* [AIM OF THE EXERCISE]: Reproduce exactly only the lines from the line that holds "Give me the" to the line that holds "1.55, 1.63, 2.00, 2.42, 3.00, 11.03, 12.17];", inclusive, in the listing below, and please leave out every picture.

[Stored data entries]
begin

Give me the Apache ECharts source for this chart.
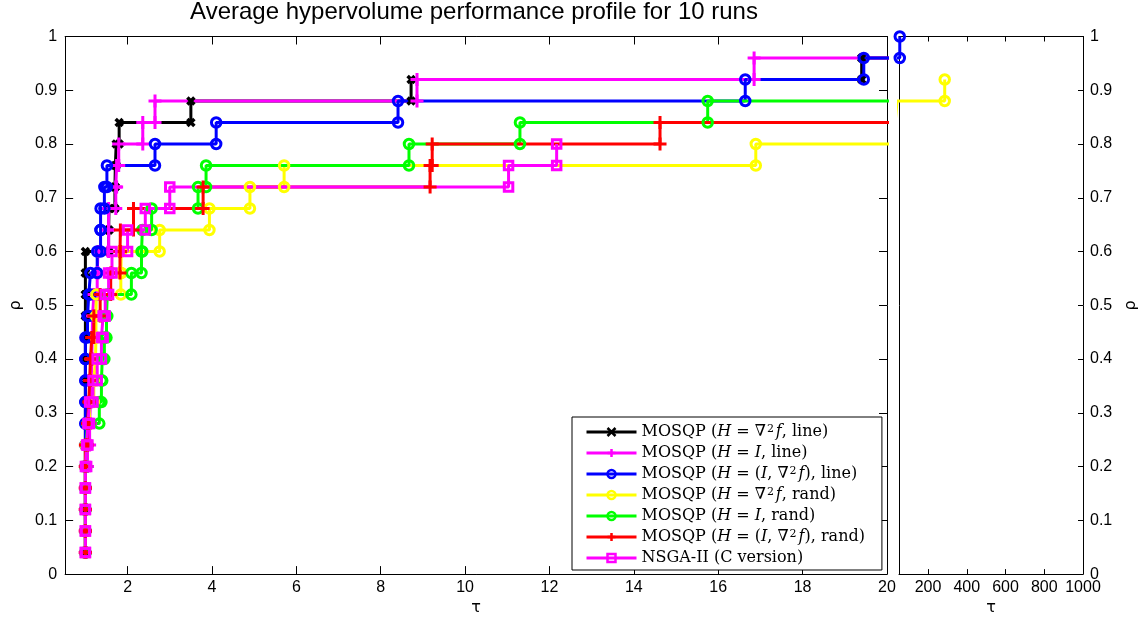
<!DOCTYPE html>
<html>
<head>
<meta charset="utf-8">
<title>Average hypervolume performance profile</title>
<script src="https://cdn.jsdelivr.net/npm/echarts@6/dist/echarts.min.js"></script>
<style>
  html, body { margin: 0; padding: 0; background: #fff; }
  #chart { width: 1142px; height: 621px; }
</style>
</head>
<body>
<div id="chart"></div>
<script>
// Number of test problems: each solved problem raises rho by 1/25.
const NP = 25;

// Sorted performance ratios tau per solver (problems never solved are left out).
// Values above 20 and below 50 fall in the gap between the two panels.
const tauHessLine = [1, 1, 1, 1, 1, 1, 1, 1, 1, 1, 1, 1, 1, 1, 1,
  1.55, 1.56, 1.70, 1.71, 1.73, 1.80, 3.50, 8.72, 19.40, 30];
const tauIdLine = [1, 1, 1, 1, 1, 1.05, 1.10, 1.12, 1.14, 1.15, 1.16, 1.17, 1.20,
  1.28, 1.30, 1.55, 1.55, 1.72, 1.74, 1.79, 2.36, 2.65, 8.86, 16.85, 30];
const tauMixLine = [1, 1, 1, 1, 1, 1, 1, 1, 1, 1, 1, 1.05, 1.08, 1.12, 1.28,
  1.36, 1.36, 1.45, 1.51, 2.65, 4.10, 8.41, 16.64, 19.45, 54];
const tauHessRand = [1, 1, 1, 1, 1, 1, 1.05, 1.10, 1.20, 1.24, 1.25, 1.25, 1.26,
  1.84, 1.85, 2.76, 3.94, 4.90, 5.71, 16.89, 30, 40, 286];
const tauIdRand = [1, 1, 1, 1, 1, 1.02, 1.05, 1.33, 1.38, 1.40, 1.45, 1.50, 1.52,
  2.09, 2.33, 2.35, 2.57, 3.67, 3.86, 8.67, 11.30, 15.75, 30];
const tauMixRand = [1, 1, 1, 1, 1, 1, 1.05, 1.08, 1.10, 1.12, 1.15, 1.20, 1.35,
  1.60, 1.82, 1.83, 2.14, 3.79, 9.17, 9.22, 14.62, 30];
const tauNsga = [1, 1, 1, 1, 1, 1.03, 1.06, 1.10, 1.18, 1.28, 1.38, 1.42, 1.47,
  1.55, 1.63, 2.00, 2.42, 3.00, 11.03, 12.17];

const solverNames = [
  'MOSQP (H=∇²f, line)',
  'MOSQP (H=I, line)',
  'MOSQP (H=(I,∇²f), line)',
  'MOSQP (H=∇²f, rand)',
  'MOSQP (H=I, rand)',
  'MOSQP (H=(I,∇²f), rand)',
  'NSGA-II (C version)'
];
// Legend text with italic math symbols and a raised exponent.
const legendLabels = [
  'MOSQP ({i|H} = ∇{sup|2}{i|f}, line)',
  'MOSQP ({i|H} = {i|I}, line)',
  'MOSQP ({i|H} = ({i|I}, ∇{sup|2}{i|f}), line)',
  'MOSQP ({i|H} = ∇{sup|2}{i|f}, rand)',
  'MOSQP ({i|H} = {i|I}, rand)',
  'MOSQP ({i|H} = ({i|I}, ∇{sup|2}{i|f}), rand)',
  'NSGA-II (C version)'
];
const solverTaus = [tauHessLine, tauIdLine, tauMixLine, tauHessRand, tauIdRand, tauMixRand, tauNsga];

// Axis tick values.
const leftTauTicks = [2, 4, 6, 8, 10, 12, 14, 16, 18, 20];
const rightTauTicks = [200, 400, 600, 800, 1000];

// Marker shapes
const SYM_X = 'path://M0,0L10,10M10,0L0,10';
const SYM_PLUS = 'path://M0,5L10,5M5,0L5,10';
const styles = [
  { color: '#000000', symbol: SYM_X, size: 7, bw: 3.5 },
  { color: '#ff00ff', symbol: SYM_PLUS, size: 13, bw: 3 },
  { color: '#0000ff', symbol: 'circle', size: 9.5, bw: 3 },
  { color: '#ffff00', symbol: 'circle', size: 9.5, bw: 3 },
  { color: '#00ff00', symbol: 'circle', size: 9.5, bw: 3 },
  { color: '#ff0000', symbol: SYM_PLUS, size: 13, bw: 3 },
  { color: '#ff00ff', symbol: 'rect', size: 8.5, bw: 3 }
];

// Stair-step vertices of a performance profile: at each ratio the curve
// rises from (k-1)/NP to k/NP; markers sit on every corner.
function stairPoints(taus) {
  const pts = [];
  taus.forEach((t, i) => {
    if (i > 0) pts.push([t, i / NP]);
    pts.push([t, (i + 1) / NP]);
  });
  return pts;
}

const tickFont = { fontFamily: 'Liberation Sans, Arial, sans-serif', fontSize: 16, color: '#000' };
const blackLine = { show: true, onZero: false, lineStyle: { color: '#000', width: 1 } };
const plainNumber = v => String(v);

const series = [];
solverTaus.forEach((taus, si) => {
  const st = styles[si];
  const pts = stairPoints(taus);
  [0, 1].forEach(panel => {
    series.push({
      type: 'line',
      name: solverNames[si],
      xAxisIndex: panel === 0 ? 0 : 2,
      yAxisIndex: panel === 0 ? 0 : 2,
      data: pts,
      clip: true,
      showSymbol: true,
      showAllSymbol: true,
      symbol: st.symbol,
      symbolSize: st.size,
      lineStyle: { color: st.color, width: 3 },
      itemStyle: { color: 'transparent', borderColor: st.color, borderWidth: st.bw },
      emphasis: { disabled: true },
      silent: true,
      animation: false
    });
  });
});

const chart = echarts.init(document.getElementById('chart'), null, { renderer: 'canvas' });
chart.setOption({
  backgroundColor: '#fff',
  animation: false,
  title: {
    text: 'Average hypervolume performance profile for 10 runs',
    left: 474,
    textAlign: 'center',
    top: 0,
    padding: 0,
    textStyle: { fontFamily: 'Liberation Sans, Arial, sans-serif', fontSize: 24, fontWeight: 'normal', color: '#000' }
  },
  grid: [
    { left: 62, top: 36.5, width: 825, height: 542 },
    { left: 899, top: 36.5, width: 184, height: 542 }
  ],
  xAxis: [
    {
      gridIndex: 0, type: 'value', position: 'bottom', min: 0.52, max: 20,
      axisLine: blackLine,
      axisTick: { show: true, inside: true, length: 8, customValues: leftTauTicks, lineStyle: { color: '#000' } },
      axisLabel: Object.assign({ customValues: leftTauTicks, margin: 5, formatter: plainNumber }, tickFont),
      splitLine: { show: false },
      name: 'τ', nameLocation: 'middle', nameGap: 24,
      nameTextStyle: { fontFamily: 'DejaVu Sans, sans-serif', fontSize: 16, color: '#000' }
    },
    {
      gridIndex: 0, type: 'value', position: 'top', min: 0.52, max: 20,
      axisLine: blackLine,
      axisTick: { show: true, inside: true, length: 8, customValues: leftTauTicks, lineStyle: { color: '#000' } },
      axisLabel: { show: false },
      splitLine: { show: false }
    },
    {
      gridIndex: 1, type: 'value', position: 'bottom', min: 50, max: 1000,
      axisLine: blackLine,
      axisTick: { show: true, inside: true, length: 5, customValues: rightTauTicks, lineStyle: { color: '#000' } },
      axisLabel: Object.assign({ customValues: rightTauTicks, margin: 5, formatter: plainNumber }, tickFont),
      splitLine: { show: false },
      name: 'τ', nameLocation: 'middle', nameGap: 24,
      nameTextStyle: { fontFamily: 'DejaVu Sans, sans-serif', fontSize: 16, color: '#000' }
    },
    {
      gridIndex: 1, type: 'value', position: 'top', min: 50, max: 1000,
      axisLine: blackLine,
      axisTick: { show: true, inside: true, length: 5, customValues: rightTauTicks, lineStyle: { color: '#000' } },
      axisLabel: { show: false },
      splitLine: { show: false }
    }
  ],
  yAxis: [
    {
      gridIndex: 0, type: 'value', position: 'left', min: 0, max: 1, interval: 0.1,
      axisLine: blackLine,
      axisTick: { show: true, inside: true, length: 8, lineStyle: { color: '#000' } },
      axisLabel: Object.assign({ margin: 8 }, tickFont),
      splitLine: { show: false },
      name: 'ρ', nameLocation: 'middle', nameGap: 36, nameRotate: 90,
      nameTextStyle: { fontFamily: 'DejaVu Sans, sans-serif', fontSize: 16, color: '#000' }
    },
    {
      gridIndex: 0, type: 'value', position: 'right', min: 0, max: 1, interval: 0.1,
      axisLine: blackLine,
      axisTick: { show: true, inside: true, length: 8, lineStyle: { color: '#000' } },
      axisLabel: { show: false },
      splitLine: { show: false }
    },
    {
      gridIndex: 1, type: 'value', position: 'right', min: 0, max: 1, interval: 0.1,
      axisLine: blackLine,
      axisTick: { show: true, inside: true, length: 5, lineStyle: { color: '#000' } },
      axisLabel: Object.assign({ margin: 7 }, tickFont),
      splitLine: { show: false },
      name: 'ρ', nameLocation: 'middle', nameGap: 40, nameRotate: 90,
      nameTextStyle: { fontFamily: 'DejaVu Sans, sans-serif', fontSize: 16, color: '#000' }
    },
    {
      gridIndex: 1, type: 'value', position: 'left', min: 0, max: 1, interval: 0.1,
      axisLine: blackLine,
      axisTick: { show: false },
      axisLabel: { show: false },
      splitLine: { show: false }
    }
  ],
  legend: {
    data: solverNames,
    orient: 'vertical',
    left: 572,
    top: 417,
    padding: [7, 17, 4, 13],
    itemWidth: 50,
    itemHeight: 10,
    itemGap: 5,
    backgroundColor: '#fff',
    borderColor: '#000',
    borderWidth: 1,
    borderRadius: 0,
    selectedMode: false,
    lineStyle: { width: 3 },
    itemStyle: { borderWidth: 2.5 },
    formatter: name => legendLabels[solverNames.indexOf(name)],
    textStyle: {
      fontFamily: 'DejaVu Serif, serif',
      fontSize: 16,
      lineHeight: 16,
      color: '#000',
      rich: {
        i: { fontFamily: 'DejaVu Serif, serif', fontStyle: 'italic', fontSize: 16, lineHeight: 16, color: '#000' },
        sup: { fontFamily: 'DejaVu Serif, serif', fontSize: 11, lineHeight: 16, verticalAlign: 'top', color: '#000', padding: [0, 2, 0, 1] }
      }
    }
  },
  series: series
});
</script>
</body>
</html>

end
begin

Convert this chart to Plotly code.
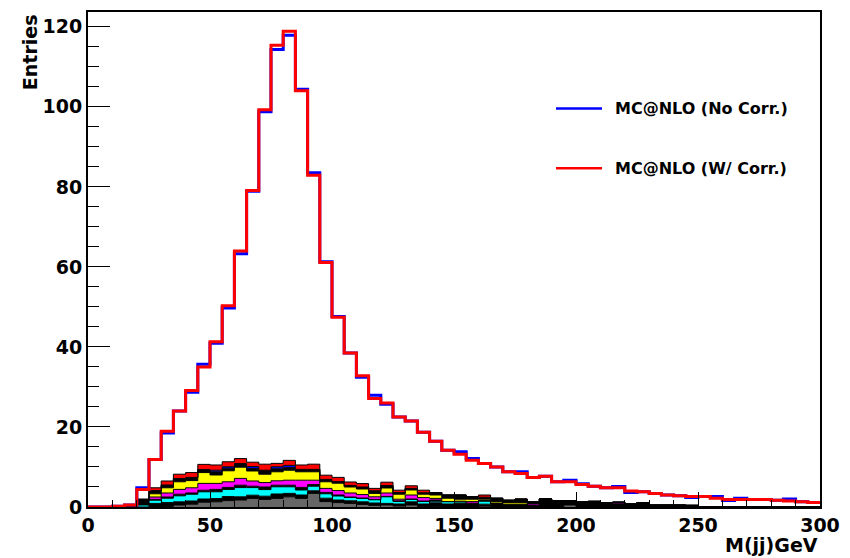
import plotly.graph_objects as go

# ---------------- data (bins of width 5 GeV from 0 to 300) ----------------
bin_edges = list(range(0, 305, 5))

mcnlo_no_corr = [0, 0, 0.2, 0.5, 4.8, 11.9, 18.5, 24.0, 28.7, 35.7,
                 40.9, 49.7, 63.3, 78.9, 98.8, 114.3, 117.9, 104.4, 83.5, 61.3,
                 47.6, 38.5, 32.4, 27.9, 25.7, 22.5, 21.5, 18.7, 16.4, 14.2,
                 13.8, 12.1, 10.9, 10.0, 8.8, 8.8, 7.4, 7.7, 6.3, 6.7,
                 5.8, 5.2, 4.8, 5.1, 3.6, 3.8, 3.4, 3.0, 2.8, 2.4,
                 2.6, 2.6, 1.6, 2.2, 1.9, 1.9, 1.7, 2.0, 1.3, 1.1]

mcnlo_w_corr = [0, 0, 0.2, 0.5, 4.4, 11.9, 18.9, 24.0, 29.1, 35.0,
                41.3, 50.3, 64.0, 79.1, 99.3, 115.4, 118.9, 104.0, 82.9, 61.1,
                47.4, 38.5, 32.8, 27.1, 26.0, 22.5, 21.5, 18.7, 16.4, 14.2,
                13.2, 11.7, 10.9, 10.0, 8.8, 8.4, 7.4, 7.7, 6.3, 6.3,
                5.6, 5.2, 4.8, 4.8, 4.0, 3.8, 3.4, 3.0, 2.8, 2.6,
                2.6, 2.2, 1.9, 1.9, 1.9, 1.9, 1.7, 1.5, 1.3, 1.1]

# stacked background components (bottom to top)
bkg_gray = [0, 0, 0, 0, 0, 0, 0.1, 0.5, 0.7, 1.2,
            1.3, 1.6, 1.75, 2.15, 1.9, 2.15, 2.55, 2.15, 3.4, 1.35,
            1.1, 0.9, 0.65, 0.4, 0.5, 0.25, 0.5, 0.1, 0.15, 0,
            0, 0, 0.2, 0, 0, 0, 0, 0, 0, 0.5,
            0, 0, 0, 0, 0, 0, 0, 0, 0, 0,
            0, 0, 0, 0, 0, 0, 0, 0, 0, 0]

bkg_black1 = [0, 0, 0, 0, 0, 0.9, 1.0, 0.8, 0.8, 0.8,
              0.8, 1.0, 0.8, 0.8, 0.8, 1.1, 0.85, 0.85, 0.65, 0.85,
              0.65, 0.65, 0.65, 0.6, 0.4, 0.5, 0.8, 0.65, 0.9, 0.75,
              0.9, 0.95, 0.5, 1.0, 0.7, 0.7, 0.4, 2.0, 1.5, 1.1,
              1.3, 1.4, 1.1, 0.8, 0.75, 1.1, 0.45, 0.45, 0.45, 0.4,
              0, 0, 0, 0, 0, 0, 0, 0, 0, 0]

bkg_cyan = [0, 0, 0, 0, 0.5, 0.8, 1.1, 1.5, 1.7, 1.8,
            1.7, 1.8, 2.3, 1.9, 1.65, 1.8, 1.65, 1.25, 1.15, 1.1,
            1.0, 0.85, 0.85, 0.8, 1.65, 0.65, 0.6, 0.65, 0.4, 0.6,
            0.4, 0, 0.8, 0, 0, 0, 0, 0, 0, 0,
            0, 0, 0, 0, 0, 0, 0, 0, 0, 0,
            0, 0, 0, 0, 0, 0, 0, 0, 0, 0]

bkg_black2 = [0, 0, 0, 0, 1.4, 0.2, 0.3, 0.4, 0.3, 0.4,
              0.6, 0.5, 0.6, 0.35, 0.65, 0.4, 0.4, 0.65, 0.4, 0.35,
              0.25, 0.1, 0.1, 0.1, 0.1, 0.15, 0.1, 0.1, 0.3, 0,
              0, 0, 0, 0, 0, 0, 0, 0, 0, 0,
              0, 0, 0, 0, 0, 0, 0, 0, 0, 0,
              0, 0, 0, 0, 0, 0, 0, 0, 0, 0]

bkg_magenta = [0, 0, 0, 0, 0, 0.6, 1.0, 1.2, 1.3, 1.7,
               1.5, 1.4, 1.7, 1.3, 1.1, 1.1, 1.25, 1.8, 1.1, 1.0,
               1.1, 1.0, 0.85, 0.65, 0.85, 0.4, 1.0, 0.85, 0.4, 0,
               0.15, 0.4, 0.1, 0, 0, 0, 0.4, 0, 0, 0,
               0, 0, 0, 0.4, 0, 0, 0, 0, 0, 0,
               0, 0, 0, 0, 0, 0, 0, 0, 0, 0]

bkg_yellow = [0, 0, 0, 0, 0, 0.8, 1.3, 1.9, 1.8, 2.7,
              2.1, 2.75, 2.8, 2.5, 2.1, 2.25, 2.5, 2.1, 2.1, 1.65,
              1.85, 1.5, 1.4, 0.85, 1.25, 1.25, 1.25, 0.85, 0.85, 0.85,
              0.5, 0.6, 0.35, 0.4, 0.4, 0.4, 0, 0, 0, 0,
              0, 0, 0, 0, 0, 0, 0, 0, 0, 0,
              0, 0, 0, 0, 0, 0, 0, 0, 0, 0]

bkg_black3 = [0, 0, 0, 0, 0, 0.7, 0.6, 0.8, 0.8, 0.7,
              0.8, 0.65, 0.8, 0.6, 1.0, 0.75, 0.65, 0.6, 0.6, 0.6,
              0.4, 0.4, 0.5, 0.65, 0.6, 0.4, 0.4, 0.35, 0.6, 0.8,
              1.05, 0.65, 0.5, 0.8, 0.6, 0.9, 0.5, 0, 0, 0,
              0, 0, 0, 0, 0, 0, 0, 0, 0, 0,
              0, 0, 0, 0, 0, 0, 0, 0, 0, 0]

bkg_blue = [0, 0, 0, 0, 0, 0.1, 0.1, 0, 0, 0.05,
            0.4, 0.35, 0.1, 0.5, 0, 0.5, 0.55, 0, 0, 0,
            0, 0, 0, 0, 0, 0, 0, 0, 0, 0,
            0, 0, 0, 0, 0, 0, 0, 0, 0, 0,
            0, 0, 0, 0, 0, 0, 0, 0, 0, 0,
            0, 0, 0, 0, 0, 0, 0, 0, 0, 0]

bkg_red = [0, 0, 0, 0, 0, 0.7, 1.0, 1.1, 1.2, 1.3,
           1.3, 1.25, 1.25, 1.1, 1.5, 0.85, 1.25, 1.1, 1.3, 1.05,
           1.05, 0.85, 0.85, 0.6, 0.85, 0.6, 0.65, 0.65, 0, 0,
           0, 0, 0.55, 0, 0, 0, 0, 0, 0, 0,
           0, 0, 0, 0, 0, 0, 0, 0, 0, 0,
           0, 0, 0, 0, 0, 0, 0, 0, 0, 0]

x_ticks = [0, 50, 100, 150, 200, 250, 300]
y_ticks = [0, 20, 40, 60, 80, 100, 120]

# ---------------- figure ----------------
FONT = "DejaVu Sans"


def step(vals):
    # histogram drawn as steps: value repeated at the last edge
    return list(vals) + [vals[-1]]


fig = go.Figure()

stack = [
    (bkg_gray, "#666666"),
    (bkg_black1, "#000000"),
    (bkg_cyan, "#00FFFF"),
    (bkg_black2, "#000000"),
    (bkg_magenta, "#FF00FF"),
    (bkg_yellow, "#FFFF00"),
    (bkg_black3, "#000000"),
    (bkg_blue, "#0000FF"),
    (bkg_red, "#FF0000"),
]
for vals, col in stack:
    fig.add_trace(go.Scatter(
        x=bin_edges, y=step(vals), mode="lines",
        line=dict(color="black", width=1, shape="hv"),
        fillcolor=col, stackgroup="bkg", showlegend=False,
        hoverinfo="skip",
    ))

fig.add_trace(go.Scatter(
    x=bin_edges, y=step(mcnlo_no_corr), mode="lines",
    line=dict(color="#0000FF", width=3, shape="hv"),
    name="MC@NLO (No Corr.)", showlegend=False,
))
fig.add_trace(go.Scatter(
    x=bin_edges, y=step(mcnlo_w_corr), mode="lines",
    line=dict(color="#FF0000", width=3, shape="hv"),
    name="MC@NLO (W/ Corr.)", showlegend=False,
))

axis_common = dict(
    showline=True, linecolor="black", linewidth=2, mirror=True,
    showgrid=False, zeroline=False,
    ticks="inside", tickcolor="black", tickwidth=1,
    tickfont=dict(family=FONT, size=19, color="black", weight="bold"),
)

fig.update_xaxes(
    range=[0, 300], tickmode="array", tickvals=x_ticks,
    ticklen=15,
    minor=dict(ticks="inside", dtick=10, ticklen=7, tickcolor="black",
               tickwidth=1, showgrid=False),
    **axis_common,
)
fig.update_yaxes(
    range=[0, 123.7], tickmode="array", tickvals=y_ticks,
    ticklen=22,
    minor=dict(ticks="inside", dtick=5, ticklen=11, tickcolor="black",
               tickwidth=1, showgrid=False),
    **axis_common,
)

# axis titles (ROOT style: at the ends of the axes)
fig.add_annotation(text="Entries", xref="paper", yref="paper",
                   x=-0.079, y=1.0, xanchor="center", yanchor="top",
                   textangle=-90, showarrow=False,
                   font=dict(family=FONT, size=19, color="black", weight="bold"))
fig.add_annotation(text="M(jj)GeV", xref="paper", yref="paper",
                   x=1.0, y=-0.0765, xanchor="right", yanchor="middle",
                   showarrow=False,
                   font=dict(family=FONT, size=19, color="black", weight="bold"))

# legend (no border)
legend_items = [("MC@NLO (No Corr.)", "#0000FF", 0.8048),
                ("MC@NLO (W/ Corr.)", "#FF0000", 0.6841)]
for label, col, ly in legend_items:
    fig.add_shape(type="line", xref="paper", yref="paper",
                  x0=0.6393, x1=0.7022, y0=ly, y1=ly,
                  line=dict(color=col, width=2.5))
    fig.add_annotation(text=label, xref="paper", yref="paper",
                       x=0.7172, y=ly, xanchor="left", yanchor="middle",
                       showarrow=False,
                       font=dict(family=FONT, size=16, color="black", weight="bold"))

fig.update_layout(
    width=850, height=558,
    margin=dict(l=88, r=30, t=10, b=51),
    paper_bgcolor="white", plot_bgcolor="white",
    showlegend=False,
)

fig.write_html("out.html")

end

* [EXPECTED ANSWER]:
Give me the Apache ECharts source for this chart.
<!DOCTYPE html>
<html>
<head>
<meta charset="utf-8">
<title>Average hypervolume performance profile</title>
<script src="https://cdn.jsdelivr.net/npm/echarts@6/dist/echarts.min.js"></script>
<style>
  html, body { margin: 0; padding: 0; background: #fff; }
  #chart { width: 1142px; height: 621px; }
</style>
</head>
<body>
<div id="chart"></div>
<script>
// Number of test problems: each solved problem raises rho by 1/25.
const NP = 25;

// Sorted performance ratios tau per solver (problems never solved are left out).
// Values above 20 and below 50 fall in the gap between the two panels.
const tauHessLine = [1, 1, 1, 1, 1, 1, 1, 1, 1, 1, 1, 1, 1, 1, 1,
  1.55, 1.56, 1.70, 1.71, 1.73, 1.80, 3.50, 8.72, 19.40, 30];
const tauIdLine = [1, 1, 1, 1, 1, 1.05, 1.10, 1.12, 1.14, 1.15, 1.16, 1.17, 1.20,
  1.28, 1.30, 1.55, 1.55, 1.72, 1.74, 1.79, 2.36, 2.65, 8.86, 16.85, 30];
const tauMixLine = [1, 1, 1, 1, 1, 1, 1, 1, 1, 1, 1, 1.05, 1.08, 1.12, 1.28,
  1.36, 1.36, 1.45, 1.51, 2.65, 4.10, 8.41, 16.64, 19.45, 54];
const tauHessRand = [1, 1, 1, 1, 1, 1, 1.05, 1.10, 1.20, 1.24, 1.25, 1.25, 1.26,
  1.84, 1.85, 2.76, 3.94, 4.90, 5.71, 16.89, 30, 40, 286];
const tauIdRand = [1, 1, 1, 1, 1, 1.02, 1.05, 1.33, 1.38, 1.40, 1.45, 1.50, 1.52,
  2.09, 2.33, 2.35, 2.57, 3.67, 3.86, 8.67, 11.30, 15.75, 30];
const tauMixRand = [1, 1, 1, 1, 1, 1, 1.05, 1.08, 1.10, 1.12, 1.15, 1.20, 1.35,
  1.60, 1.82, 1.83, 2.14, 3.79, 9.17, 9.22, 14.62, 30];
const tauNsga = [1, 1, 1, 1, 1, 1.03, 1.06, 1.10, 1.18, 1.28, 1.38, 1.42, 1.47,
  1.55, 1.63, 2.00, 2.42, 3.00, 11.03, 12.17];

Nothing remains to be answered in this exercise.